Now, the question is: Can it go on and land the role it has seemed destined to win since debuting at film festivals this fall? Can it take the Oscar for best picture?
For those not wanting next month's ceremony spoiled, you should probably skip ahead a couple of paragraphs. In fact, you might want to skip ahead to next year's Oscars.
Because no movie is going to beat "La La Land" this year.
This morning's Oscar nominations also contained a number of other newsworthy developments. #OscarsSoWhite won't be trending on social media, with several actors of color — Denzel Washington, Octavia Spencer, Mahershala Ali, Viola Davis, Naomie Harris, Dev Patel and Ruth Negga — earning acting nominations.
But the promise that anyone can realize their dreams in Hollywood remains elusive. Last year, four women earned nominations in the screenplay categories. This year, there was just one — Allison Schroeder, who co-wrote "Hidden Figures" with Theodore Melfi.
And no women were nominated for director, which probably goes without saying if you saw the findings last week from the Center for the Study of Women in Television and Film's latest study. (Women made up just 7% of all directors working on the 250 highest-grossing domestic releases in 2016, down 2% from last year.)
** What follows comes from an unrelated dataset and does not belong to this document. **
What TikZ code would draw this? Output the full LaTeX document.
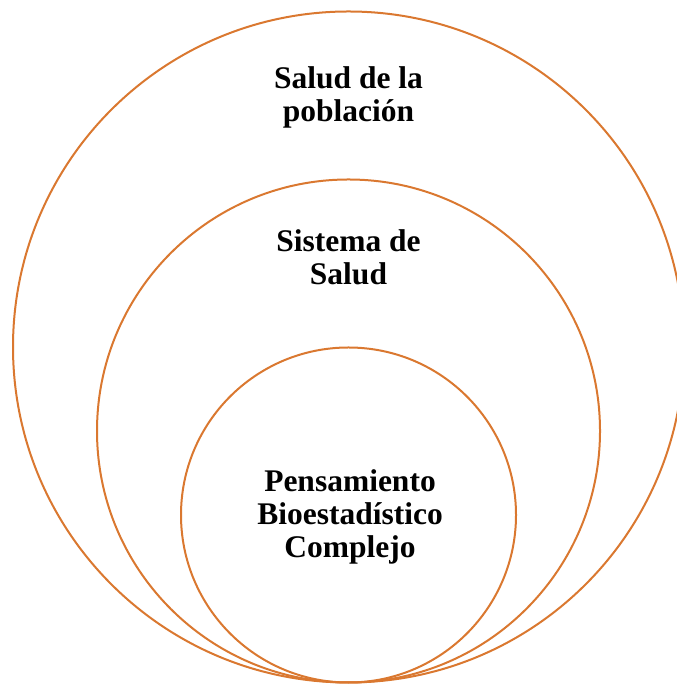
\documentclass[tikz,border=0pt]{standalone}
\usepackage{fontspec}
\setmainfont{Liberation Serif}
\definecolor{ringorange}{RGB}{218,120,48}
\begin{document}
\begin{tikzpicture}[x=1pt,y=1pt,
  ring/.style={draw=ringorange,line width=2pt},
  label/.style={font=\bfseries\fontsize{31.5}{33}\selectfont,align=center,anchor=base,inner sep=0pt}]
\useasboundingbox (0,0) rectangle (676,684);
\draw[ring] (348.5,337) circle (335.5);
\draw[ring] (348.5,253) circle (251.5);
\draw[ring] (348.5,169) circle (167.5);
\node[label] (outer) at (348.5,562) {Salud de la\\población};
\node[label] (middle) at (348.5,399) {Sistema de\\Salud};
\node[label] (inner) at (350,126) {Pensamiento\\Bioestadístico\\Complejo};
\end{tikzpicture}
\end{document}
You know who was nominated for director? Mel Gibson, for "Hacksaw Ridge." Gibson's war drama earned six nominations, including nods for picture and lead actor Andrew Garfield. The recognition for Gibson, who had been ostracized from Hollywood for anti-Semitic comments he made several years ago, represents one of the biggest comeback stories of recent years.
Nine movies earned nominations for best picture, returning the category to the robust number it enjoyed in the first three years that the academy went to a variable number of nominees.
The group isn't full of commercial hits, though "Hidden Figures" and "La La Land" are both expected to blow past $100 million at the box office, and "Arrival" is inching its way toward that mark. But it does include three of the year's most critically acclaimed movies — "Moonlight," "Manchester by the Sea" and "La La Land" — films that tell personal stories (yes, dreamers, even "La La Land") in ways that make us understand our humanity just a bit better.
And if voters couldn't recognize every worthy performance this year, they did an admirable job of highlighting compelling turns like Ruth Negga's in "Loving." That powerful, patient film, the story of Richard and Mildred Loving's historic legal fight to have their interracial marriage recognized by the state of Virginia, is one of the year's best — and, in its own way, one of the great movie love stories of recent times.
Most people — myself included — feared it would be shut out this morning. Negga's nomination showed that voters can sometimes look beyond the casts of best picture nominees and find worthy work.